• [What the exercise asks]
Repeat exactly the lines running from the first line of the data to the line containing "(4.486,-34.818) (4.924,-35.307) (5.333,-35.740)", both ends included, and nothing else; drop the pictures.

★ ★ ★

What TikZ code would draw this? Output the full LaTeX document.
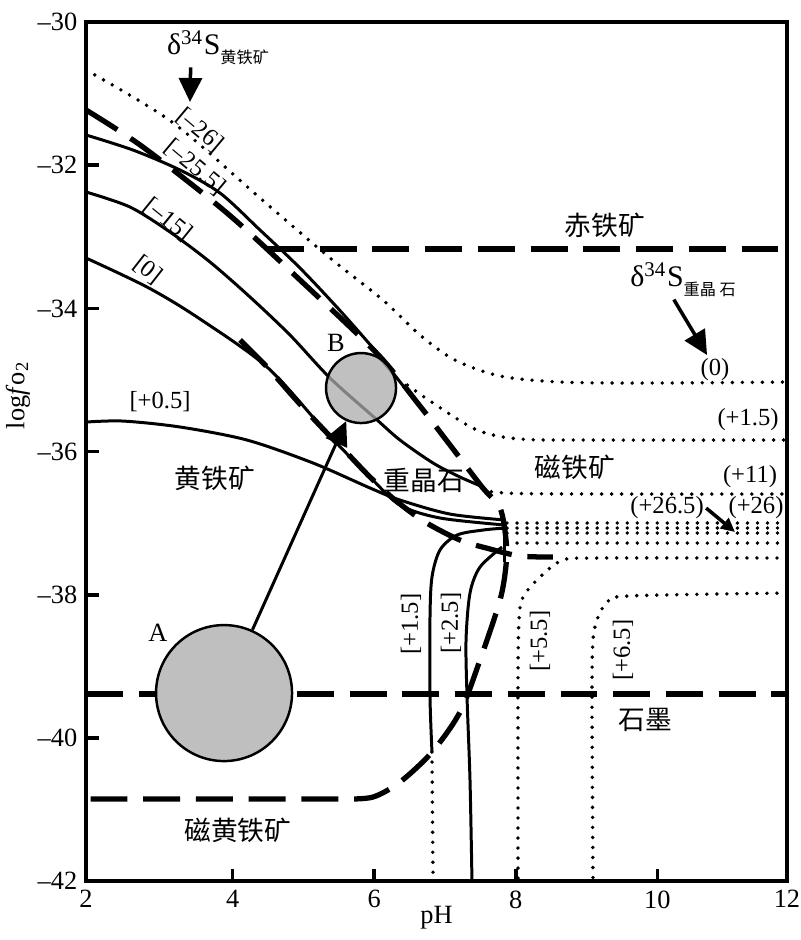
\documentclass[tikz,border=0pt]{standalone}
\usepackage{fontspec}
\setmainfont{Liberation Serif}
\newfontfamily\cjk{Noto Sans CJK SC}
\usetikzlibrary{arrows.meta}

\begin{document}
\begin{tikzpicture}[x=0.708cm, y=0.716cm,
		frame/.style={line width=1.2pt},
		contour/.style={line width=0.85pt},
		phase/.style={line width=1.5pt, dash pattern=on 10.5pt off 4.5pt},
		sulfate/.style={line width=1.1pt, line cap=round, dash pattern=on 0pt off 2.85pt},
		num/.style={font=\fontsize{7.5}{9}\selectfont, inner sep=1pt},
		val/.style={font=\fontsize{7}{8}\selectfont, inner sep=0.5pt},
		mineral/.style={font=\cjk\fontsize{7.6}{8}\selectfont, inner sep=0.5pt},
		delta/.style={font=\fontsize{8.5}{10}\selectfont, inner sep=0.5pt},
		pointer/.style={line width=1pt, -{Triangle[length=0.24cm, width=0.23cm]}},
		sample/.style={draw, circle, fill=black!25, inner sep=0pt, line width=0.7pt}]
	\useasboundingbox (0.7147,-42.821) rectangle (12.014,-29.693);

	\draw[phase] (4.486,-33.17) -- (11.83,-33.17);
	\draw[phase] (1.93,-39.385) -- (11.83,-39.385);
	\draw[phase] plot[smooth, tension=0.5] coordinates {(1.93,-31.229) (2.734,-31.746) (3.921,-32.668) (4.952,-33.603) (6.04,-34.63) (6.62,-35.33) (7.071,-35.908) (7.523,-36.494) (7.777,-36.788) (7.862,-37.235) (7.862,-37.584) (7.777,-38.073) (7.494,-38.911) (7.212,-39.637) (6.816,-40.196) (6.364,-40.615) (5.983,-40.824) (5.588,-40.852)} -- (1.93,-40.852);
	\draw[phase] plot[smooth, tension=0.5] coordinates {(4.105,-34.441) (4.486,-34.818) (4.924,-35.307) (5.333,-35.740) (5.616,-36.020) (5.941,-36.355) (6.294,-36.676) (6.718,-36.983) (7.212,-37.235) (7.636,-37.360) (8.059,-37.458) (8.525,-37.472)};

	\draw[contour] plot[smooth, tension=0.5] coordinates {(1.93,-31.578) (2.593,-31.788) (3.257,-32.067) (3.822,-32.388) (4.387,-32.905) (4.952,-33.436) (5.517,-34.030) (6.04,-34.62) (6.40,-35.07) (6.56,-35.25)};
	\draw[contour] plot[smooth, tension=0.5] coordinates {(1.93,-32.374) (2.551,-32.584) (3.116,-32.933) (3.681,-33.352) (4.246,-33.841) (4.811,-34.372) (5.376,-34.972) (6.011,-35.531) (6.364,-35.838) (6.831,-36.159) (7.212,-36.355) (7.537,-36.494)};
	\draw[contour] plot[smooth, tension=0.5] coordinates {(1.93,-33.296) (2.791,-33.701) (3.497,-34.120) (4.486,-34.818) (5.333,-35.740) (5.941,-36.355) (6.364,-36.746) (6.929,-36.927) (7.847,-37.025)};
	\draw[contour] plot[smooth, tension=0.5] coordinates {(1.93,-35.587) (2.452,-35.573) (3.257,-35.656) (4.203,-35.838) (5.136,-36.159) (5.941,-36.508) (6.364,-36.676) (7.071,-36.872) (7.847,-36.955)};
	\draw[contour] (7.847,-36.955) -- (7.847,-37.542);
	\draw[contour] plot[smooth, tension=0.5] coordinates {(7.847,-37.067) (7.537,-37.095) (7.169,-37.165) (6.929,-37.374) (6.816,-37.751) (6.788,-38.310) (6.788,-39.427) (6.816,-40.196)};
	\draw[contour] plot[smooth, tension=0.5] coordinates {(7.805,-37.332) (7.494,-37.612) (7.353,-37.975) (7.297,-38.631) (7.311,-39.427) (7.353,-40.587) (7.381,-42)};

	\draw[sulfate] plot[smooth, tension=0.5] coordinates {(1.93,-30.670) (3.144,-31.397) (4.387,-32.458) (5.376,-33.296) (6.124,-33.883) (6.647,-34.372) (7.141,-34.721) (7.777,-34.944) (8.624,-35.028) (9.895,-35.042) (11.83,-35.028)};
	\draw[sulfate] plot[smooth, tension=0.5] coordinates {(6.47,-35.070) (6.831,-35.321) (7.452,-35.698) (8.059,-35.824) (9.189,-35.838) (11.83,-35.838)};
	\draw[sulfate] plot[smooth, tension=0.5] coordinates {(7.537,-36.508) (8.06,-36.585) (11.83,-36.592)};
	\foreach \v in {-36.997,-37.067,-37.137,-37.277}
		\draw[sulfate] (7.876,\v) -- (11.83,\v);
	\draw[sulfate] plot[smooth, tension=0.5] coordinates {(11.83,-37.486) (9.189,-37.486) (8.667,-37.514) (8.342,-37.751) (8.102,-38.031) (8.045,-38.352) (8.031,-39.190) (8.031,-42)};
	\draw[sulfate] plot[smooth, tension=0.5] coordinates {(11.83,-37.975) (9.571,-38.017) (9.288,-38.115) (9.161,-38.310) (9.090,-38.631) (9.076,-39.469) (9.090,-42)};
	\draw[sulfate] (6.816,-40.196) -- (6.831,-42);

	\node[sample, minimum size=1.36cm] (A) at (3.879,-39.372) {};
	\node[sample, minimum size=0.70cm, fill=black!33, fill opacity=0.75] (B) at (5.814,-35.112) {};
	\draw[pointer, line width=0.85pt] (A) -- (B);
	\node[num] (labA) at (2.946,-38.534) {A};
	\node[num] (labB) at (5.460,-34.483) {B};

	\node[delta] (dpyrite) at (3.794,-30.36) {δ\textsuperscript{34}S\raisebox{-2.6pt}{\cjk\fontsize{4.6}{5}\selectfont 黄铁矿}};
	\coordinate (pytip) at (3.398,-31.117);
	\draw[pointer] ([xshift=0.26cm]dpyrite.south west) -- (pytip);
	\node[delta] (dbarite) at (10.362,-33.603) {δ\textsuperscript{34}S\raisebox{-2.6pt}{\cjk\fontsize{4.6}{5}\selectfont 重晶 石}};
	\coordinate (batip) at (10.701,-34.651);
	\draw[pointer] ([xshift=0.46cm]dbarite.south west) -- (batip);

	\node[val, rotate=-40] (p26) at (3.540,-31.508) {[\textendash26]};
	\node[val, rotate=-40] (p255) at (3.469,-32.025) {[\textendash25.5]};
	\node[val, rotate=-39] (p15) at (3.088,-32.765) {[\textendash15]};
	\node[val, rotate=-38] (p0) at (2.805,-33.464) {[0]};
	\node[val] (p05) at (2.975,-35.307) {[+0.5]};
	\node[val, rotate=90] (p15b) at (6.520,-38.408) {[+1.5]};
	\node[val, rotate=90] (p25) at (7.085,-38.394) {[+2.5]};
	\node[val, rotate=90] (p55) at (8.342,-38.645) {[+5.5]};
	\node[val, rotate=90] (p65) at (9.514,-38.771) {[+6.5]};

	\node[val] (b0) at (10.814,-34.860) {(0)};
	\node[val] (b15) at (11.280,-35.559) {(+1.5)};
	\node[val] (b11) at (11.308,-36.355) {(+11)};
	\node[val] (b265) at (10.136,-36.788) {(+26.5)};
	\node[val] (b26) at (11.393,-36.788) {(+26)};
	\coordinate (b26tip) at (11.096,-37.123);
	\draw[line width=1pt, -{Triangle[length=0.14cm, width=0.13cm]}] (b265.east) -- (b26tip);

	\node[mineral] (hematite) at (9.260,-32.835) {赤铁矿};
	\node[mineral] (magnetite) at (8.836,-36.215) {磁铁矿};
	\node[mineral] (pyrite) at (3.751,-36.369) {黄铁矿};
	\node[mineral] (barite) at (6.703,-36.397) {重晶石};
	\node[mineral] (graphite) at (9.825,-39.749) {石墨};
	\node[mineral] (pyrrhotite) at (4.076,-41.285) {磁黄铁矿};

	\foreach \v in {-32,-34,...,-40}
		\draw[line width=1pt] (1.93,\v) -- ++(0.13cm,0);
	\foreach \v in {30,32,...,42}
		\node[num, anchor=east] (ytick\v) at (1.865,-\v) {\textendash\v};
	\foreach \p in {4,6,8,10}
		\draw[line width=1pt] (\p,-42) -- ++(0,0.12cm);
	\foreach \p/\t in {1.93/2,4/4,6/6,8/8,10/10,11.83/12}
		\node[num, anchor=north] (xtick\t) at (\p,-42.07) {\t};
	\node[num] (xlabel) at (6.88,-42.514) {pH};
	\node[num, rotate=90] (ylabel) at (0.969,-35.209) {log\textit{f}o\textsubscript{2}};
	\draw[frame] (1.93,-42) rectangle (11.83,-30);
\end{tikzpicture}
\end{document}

★ ★ ★

• [Finished task]
What TikZ code would draw this? Output the full LaTeX document.
\documentclass[tikz,border=0pt]{standalone}
\usepackage{fontspec}
\setmainfont{Liberation Serif}
\newfontfamily\cjk{Noto Sans CJK SC}
\usetikzlibrary{arrows.meta}

\begin{document}
\begin{tikzpicture}[x=0.708cm, y=0.716cm,
		frame/.style={line width=1.2pt},
		contour/.style={line width=0.85pt},
		phase/.style={line width=1.5pt, dash pattern=on 10.5pt off 4.5pt},
		sulfate/.style={line width=1.1pt, line cap=round, dash pattern=on 0pt off 2.85pt},
		num/.style={font=\fontsize{7.5}{9}\selectfont, inner sep=1pt},
		val/.style={font=\fontsize{7}{8}\selectfont, inner sep=0.5pt},
		mineral/.style={font=\cjk\fontsize{7.6}{8}\selectfont, inner sep=0.5pt},
		delta/.style={font=\fontsize{8.5}{10}\selectfont, inner sep=0.5pt},
		pointer/.style={line width=1pt, -{Triangle[length=0.24cm, width=0.23cm]}},
		sample/.style={draw, circle, fill=black!25, inner sep=0pt, line width=0.7pt}]
	\useasboundingbox (0.7147,-42.821) rectangle (12.014,-29.693);

	\draw[phase] (4.486,-33.17) -- (11.83,-33.17);
	\draw[phase] (1.93,-39.385) -- (11.83,-39.385);
	\draw[phase] plot[smooth, tension=0.5] coordinates {(1.93,-31.229) (2.734,-31.746) (3.921,-32.668) (4.952,-33.603) (6.04,-34.63) (6.62,-35.33) (7.071,-35.908) (7.523,-36.494) (7.777,-36.788) (7.862,-37.235) (7.862,-37.584) (7.777,-38.073) (7.494,-38.911) (7.212,-39.637) (6.816,-40.196) (6.364,-40.615) (5.983,-40.824) (5.588,-40.852)} -- (1.93,-40.852);
	\draw[phase] plot[smooth, tension=0.5] coordinates {(4.105,-34.441) (4.486,-34.818) (4.924,-35.307) (5.333,-35.740) (5.616,-36.020) (5.941,-36.355) (6.294,-36.676) (6.718,-36.983) (7.212,-37.235) (7.636,-37.360) (8.059,-37.458) (8.525,-37.472)};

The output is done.